Due to temperature dip and severe fog over north India, the 2.7-acre Ram Temple was impossible to view from space. However, the visuals were clearer this time. The Indian Remote Sensing series of satellites provided enlarged pictures of the temple. On December 16, 2023, the under-construction temple was captured nearly a month ago. The recently posted satellite images clearly show the Dashrath Mahal, the Sarayu River, and the renovated Ayodhya Railway Station.
India now has over 50 satellites in space, some of which have resolutions less than a metre. The National Remote Sensing Centre, part of the Indian Space Agency, processed the photograph in Hyderabad. ISRO technology was also used at various stages of the temple's development. The challenging aspect was to determine the exact site of the Lord Ram. The trust in charge of building the temple desired that the idol be put in the place where Lord Ram was supposed to have been born.

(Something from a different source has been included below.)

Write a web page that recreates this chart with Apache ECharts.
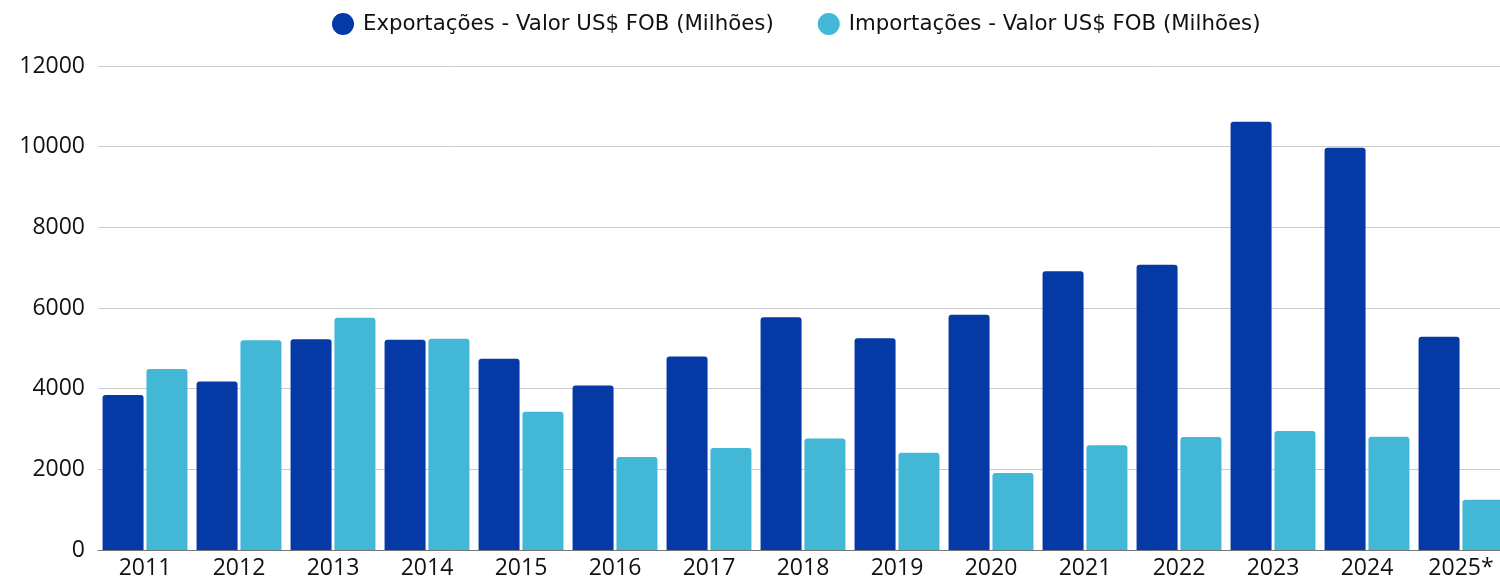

The International Working President of the Vishwa Hindu Parishad, Alok Sharma is actively involved in the Ram Temple project. According to the reports, Sharma said that after the 1992 Babri Masjid demolition, the spot where Lord Ram was believed to have been born was covered under 40 feet of debris. The debris had to be removed, so the new idol could be placed exactly and precisely at that spot.
The equipment used in these geographical devices included exact position signals from India's own Swadeshi GPS, the ISRO-built 'Navigation with Indian Constellation' or NavIC satellite constellation.